Simply put, cost of living is making it nearly impossible for non-wealthy people to continue living in Santa Cruz, be they students, workers or the elderly. This struggle is not polarized between students and locals, as Primack characterized it, but between rich residents and poor residents. It just so happens that there are many poor students (contrary to popular belief), and many rich longtime residents, who either own rentals or have economic ties to real estate.
There are students fighting hard to change things both on campus and off campus. We don’t sympathize with the university, we don’t want it to swell its enrollment numbers without building accessible housing for its students anymore than longtime residents do.
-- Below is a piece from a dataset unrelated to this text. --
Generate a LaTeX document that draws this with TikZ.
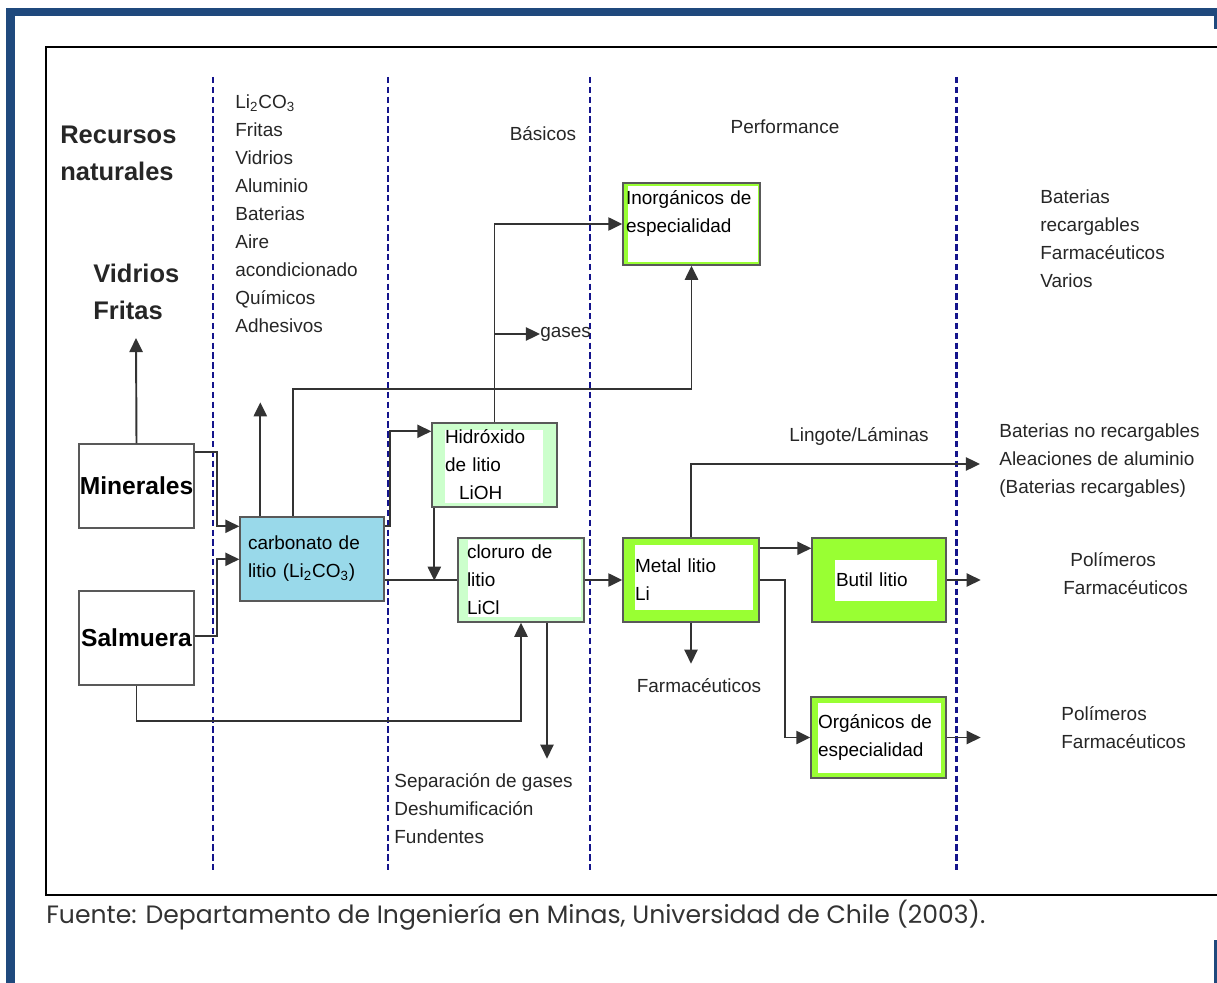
\documentclass[tikz,border=0pt]{standalone}
\usepackage{fontspec}
\usepackage{graphicx}
\setmainfont{Liberation Sans}
\newfontfamily\fuentefont{Poppins}
\usetikzlibrary{arrows.meta, positioning}

\definecolor{frameblue}{RGB}{31,73,125}
\definecolor{dashblue}{RGB}{20,20,140}
\definecolor{carbblue}{RGB}{153,217,234}
\definecolor{palegreen}{RGB}{204,255,204}
\definecolor{limegreen}{RGB}{153,255,51}

\begin{document}
\begin{tikzpicture}[
    x=0.02cm, y=-0.02cm,
    font=\fontsize{10.8}{15.9}\selectfont,
    box/.style={draw=black!65, line width=0.8pt, fill=white, rectangle, inner ysep=0pt, minimum height=1.68cm},
    inset/.style n args={4}{path picture={\fill[white] ([shift={(#1,#2)}]path picture bounding box.north west) rectangle ([shift={(-#3,-#4)}]path picture bounding box.south east);}},
    txt/.style={anchor=west, inner sep=0pt, align=left, text=black!85},
    bigtxt/.style={txt, font=\fontsize{14.5}{21}\selectfont\bfseries},
    arrow/.style={-{Triangle[length=8pt,width=7.5pt]}, line width=1.1pt, black!80},
    link/.style={line width=1.1pt, black!80},
    divider/.style={dashblue, line width=1.1pt, dash pattern=on 3.6pt off 2pt}
]
\useasboundingbox (0,0) rectangle (1217,983);

% marco
\fill[frameblue] (6,8) rectangle (15,983);
\fill[frameblue] (6,8) rectangle (1217,16);
\fill[frameblue] (1214,8) rectangle (1217,29);
\fill[frameblue] (1214,940) rectangle (1217,983);
\draw[line width=1.2pt] (1217,47) -| (46,895) -- (1217,895);

% columnas
\foreach \x in {213,388,590}
    \draw[divider] (\x,77) -- (\x,873);
\draw[divider, line width=1.7pt] (956,77) -- (956,873);

% cajas
\node[box, minimum width=2.3cm, inner xsep=0pt, font=\fontsize{14}{21}\selectfont\bfseries] (minerales) at (136.5,486) {Minerales};
\node[box, minimum width=2.3cm, minimum height=1.88cm, inner xsep=0pt, font=\fontsize{14}{21}\selectfont\bfseries] (salmuera) at (136.5,638) {Salmuera};
\node[box, fill=carbblue, minimum width=2.88cm, inner xsep=0.16cm, text width=2.56cm, align=left] (carbonato) at (312,559) {carbonato de\\litio (Li\textsubscript{2}CO\textsubscript{3})};
\node[box, fill=palegreen, inset={13}{7}{14}{4}, minimum width=2.5cm, inner xsep=0.26cm, text width=1.98cm, align=left] (hidroxido) at (494.5,465) {Hidróxido\\de litio\\\hspace*{8pt}LiOH};
\node[box, fill=palegreen, inset={10}{2}{3}{5}, minimum width=2.52cm, inner xsep=0.18cm, text width=2.16cm, align=left] (cloruro) at (521,580) {cloruro de\\litio\\LiCl};
\node[box, fill=limegreen, inset={12}{7}{6}{12}, minimum width=2.72cm, inner xsep=0.24cm, text width=2.24cm, align=left] (metal) at (691,580) {Metal litio\\Li};
\node[box, fill=limegreen, inset={23}{22}{9}{21}, minimum width=2.68cm, inner xsep=0.48cm, text width=1.72cm, align=left] (butil) at (879,580) {Butil litio};
\node[box, fill=limegreen, inset={7}{6}{5}{5}, minimum width=2.7cm, minimum height=1.62cm, inner xsep=0.14cm, text width=2.42cm, align=left] (organicos) at (878.5,737.5) {Orgánicos de\\especialidad};
\node[box, fill=limegreen, inset={5}{3}{2}{3}, minimum width=2.74cm, minimum height=1.64cm, inner xsep=0.06cm, text width=2.62cm, align=left] (inorganicos) at (691.5,224) {Inorgánicos de\\especialidad\\[-2pt]\mbox{}};

% textos
\node[bigtxt] (recursos) at (60,153.5) {Recursos\\naturales};
\node[bigtxt] (vidrios) at (93,291.5) {Vidrios\\Fritas};
\node[txt] (usoscarb) at (235,213.5) {Li\textsubscript{2}CO\textsubscript{3}\\Fritas\\Vidrios\\Aluminio\\Baterias\\Aire\\acondicionado\\Químicos\\Adhesivos};
\node[txt, anchor=center] (basicos) at (543,134) {Básicos};
\node[txt, anchor=center] (performance) at (785,127) {Performance};
\node[txt] (usosperf) at (1040,239) {Baterias\\recargables\\Farmacéuticos\\Varios};
\node[txt] (gases) at (540,334) {gases};
\node[txt, anchor=center] (lingote) at (859,436) {Lingote/Láminas};
\node[txt] (usoslingote) at (999,461) {Baterias no recargables\\Aleaciones de aluminio\\(Baterias recargables)};
\node[txt] (usosbutil) at (1063,573.5) {\hspace*{4pt}Polímeros\\Farmacéuticos};
\node[txt] (usosorg) at (1061,727.5) {Polímeros\\Farmacéuticos};
\node[txt, anchor=north, below=1.1cm of metal, xshift=0.16cm] (farma) {Farmacéuticos};
\node[txt] (separacion) at (394,809) {Separación de gases\\Deshumificación\\Fundentes};
\node[anchor=west, inner sep=0pt, text=black!80] (fuente) at (46,915) {\resizebox{18.78cm}{!}{\fuentefont Fuente: Departamento de Ingeniería en Minas, Universidad de Chile (2003).}};

% flechas
\coordinate (vftip) at (136,338);
\coordinate (lingtip) at (980,464);
\draw[arrow] (minerales.north) -- (vftip);
\draw[arrow] ([shift={(0,9)}]minerales.north east) -- ++(22,0) |- ([shift={(0,10)}]carbonato.north west);
\draw[arrow] ([shift={(0,46)}]salmuera.north east) -- ++(22,0) |- ([shift={(0,43)}]carbonato.north west);
\draw[arrow] ([shift={(21,0)}]carbonato.north west) -- ++(0,-114);
\draw[arrow] ([shift={(54,0)}]carbonato.north west) -- ++(0,-127) -| (inorganicos.south);
\draw[arrow] ([shift={(0,10)}]carbonato.north east) -- ++(5,0) |- ([shift={(0,9)}]hidroxido.north west);
\draw[link] (carbonato.east |- cloruro.west) -- (cloruro.west);
\draw[arrow] ([shift={(3,0)}]hidroxido.south west) -- ++(0,73);
\draw[arrow] (hidroxido.north) |- (inorganicos.west);
\draw[arrow] (hidroxido.north |- gases.west) -- (gases.west);
\draw[arrow] (salmuera.south) -- ++(0,35) -| (cloruro.south);
\draw[arrow] ([shift={(26,0)}]cloruro.south) -- ++(0,136);
\draw[arrow] (cloruro.east) -- (metal.west);
\draw[arrow] (metal.north) |- (lingtip);
\draw[arrow] ([shift={(0,11)}]metal.north east) -- ([shift={(0,11)}]butil.north west);
\draw[arrow] (metal.east) -- ++(25,0) |- (organicos.west);
\draw[arrow] (metal.south) -- ++(0,41);
\draw[arrow] (butil.east) -- ++(34,0);
\draw[arrow] (organicos.east) -- ++(34,0);
\end{tikzpicture}
\end{document}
We are fully aware that passing Measure M and repealing Costa-Hawkins are not cure-alls to our housing woes, but rather steps toward halting the steep upward climb of rents in California so that poor, working class, and in Santa Cruz’ case, middle-class tenants can be secure in their communities.
Yes, students have a stake in this community, and vice versa. I feel like this isn’t a point worth arguing, it should be self evident. The rent of students is integral to the local economy. So, too is the labor of students working full time and part time to finance their education. Nowadays, the main factor that pushes graduated students out of Santa Cruz — the thing that keeps them from setting down roots and becoming the longtime residents that Primack believes should vote — is the double-pronged problem of limited local work opportunities and sky-high rents.